To the Editor:

In their recent article in Diabetologia, Evans et al. demonstrated that the unadjusted risk of cardiovascular mortality with sulfonylurea monotherapy was 3.71 compared with metformin monotherapy [1]. After adjusting for differences between groups, the relative risk of cardiovascular mortality was 1.70 (95% CI 1.18–2.45). Likewise, in the University Related Diabetes Project, cardiovascular mortality was 12.7% in the tolbutamide monotherapy group, as compared with 4.9% in the placebo-treated diabetic group [2]—an unadjusted risk of 2.6. In another study, the adjusted risk of mortality was 2.1 with tolbutamide or chlorpropamide monotherapy, and 1.3 with glibenclamide (known as glyburide in the USA and Canada) monotherapy [3], similar to the figure of 1.22 reported for glibenclamide monotherapy in a recent study [4]. With regard to cardiovascular mortality, monotherapy with glibenclamide was associated with a significant adjusted risk of 1.37 [3].

Evans et al. also demonstrated that the use of metformin with a sulfonylurea is associated with an approximately two-fold increased adjusted risk of cardiovascular mortality as compared with metformin alone [1]. In 1998, a UK prospective diabetes study demonstrated that the addition of a sulfonylurea (glibenclamide or chlorpropamide) to metformin therapy increased mortality by 60% (3.0 vs 1.9 per 100 patient-years; p< 0.05) [5]. A similar 1.63-fold increase in mortality was seen in diabetic patients given combination therapy with a sulfonylurea plus metformin compared with sulfonylurea alone [6]. Of interest was the fact that aggressive therapy with metformin alone reduced mortality compared with aggressive therapy with conventional medications (1.3 vs 2.1% per 100 patient-years) [5]. In this trial, approximately one-third of the patients given conventional treatment were using glibenclamide or chlorpropamide.
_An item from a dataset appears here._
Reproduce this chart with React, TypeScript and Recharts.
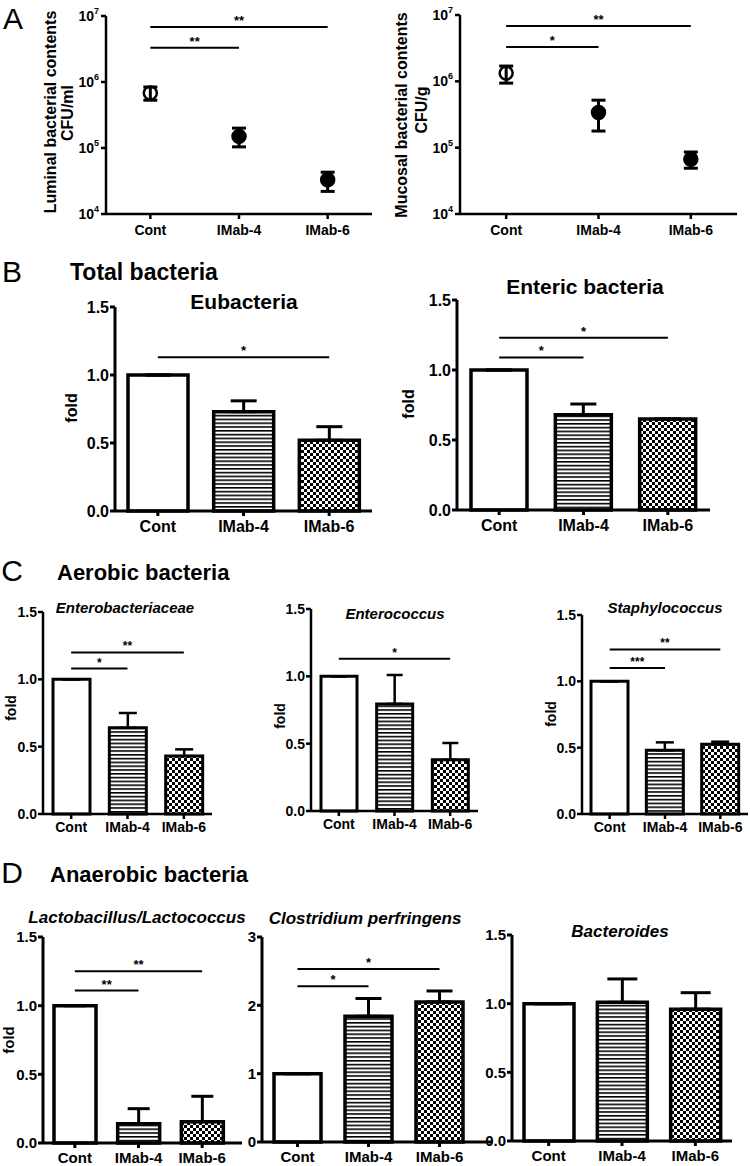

In a fourth trial, mortality was increased 1.53-fold in patients given the combination of glibenclamide and metformin [4].

The only published study to investigate whether there are different cardiovascular risks associated with the different sulfonylureas is that conducted by Monami et al. [7]. They reported that patients have a higher mortality rate when given glibenclamide combined with metformin than when combined with glimepiride, glicazide or repaglinide. In this study, 2,002 diabetic patients were followed over a 31-month period and mortality rates determined. The annual mortality rate associated with metformin plus glibenclamide was significantly greater than that associated with metformin plus repaglinide (8.7 vs 3.1%; p=0.002). Likewise, therapy with metformin plus gliclazide was associated with a significantly lower annual mortality rate than metformin plus glibenclamide (2.1 vs 8.7%; p=0.001). Most impressively, there was a 22-fold reduction in mortality if metformin was given with glimepiride rather than with glibenclamide (0.4 vs 8.7%; p<0.0001). Since the study by Evans et al. [1] demonstrated increased mortality associated with sulfonylureas, both alone and in combination with metformin, it would be helpful to know whether different sulfonylureas were used and, if so, whether there were any differences in mortality between them.

Interestingly, the drug concentration at which 50% of the KATP channel SUR receptor is activated is approximately 1,000-fold lower with glibenclamide than with repaglinide [8]. While the usual dosing of glibenclamide is ten times that of repaglinide, the resultant 100-fold increase in SUR binding activity of glibenclamide at the SUR receptor [8] may explain why glibenclamide, like the first-generation sulfonylureas, has been associated with an increase in cardiovascular mortality. Perhaps it would be wise for physicians to stop using all sulfonylureas until we have confirmatory data that some are safer than others.